The one recent deal that was seen trading around at notably better levels was Jones Energy Holdings' 6¾% notes due 2022, with two traders seeing the bonds right at the 102 bid level, "so that one continues to trade well," one of them said.

The Austin, Texas-based independent oil and gas exploration and production company priced its deal at par after the regularly scheduled forward calendar offering was upsized to $500 million from $300 million originally.

A quiet start to the week

Other than that, one of the traders said, "there was nothing too exciting going on this month's end.

"There was nothing jumping out here."

Overall, a second trader said that things "were on the quiet side" on Monday. He said one of the reasons was that "people were waiting around to see what would happen on these [two new deals]."

He called the general market tone "good."

"I think that [Federal Reserve Chairperson Janet] Yellen's comments boosted the stock market, and the 10-year [Treasury bond] rallied from a 2.74% [yield] to 2.71% and even the longer stuff improved a little bit," he pointed out.

Yellen, in a Chicago speech on Monday, tried to reassure the financial markets that the Fed is not going to do anything to boost interest rates any time soon, noting the continued weakness of the labor market and other facets of the economy.

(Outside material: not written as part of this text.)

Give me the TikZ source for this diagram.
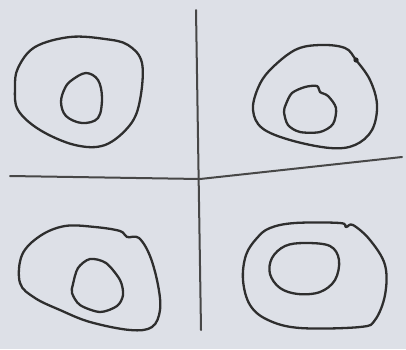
\documentclass[tikz,border=0pt]{standalone}
\begin{document}
\begin{tikzpicture}[x=1pt,y=-1pt,
  ink/.style={draw=black!82,line width=2.3pt,line join=round,line cap=round},
  rule/.style={draw=black!72,line width=2pt,line cap=round}]
\fill[color={rgb,255:red,221;green,224;blue,231}] (0,0) rectangle (406,349);
\useasboundingbox (0,0) rectangle (406,349);
% dividing lines
\coordinate (vt) at (196,10);
\coordinate (vb) at (201,330);
\draw[rule] (vt) -- (vb);
\coordinate (hl) at (10,176);
\coordinate (hm) at (200,179);
\coordinate (hr) at (402,157);
\draw[rule] (hl) -- (hm) -- (hr);
% top-left
\draw[ink] plot[smooth cycle,tension=0.6] coordinates {(18,68) (35,47) (70,37) (105,39) (128,45) (142,63) (140,100) (130,125) (105,145) (75,145) (40,130) (18,110) (15,88)};
\draw[ink] plot[smooth cycle,tension=0.6] coordinates {(72,80) (86,73) (98,80) (102,98) (98,118) (82,123) (66,116) (61,102) (65,88)};
% top-right
\draw[ink] plot[smooth cycle,tension=0.6] coordinates {(270,70) (295,50) (320,45) (345,48) (356,60) (370,80) (377,105) (372,130) (355,145) (330,148) (290,140) (262,128) (253,110) (258,88)};
\fill[black!85] (356,60) circle (2.6);
\draw[ink] plot[smooth cycle,tension=0.5] coordinates {(286,104) (292,93) (305,87) (317,86) (320,92) (328,96) (336,108) (333,124) (320,132) (300,132) (288,125) (284,112)};
% bottom-left
\draw[ink] plot[smooth cycle,tension=0.6] coordinates {(22,255) (40,236) (65,226) (95,227) (120,231) (127,237) (139,238) (150,256) (158,285) (160,310) (152,327) (130,330) (90,322) (60,310) (35,298) (20,283)};
\draw[ink] plot[smooth cycle,tension=0.5] coordinates {(73,284) (78,268) (90,259) (106,263) (120,280) (123,295) (117,306) (100,312) (80,305) (72,293)};
% bottom-right
\draw[ink] plot[smooth cycle,tension=0.6] coordinates {(246,255) (257,238) (270,228) (295,223) (340,223) (346,227) (353,225) (370,240) (385,265) (385,295) (375,320) (360,327) (300,328) (268,320) (250,305) (243,280)};
\draw[ink] plot[smooth cycle,tension=0.6] coordinates {(272,258) (285,246) (305,243) (330,246) (339,260) (335,280) (320,292) (298,294) (280,288) (270,274)};
\end{tikzpicture}
\end{document}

That was something of a pullback from what commentators had described as the "hawkish" tone of her remarks earlier this month, when she indicated that the Fed would probably have completed its winding down of quantitative easing by about September and that interest rates would probably start to rise about six months after that. The prediction surprised most people in the financial markets, who had anticipated that interest rates would begin to rise considerably after that.

Although the market tone seemed firm in the wake of the Fed boss' more accommodative stance, the trader said there were "pretty light flows today.

"It was just a typical Monday - pretty quiet."

Market indicators mixed

Statistical junk performance indicators were turned mixed on Monday, after they had been higher across the board on Friday.

The Markit Series 22 CDX North American High Yield index gained¼ of a point for a second consecutive session to end at 107 7/16 bid, 107 11/16 offered.

However, the KDP High Yield Daily index lost 2 basis points to close at 74.89, after having risen by 5 bps on Friday. Its yield, though, came in by 1 bp, to 5.23%, after having been unchanged on both Thursday and Friday.

But the widely followed Merrill Lynch High Yield Master II index moved up by 0.101% on Monday, on top of Friday's 0.038% gain.

Monday's advance lifted its year-to-date return to 2.997% - a new peak level for the year so far - up from 2.893% on Friday, the former peak level for 2014 so far.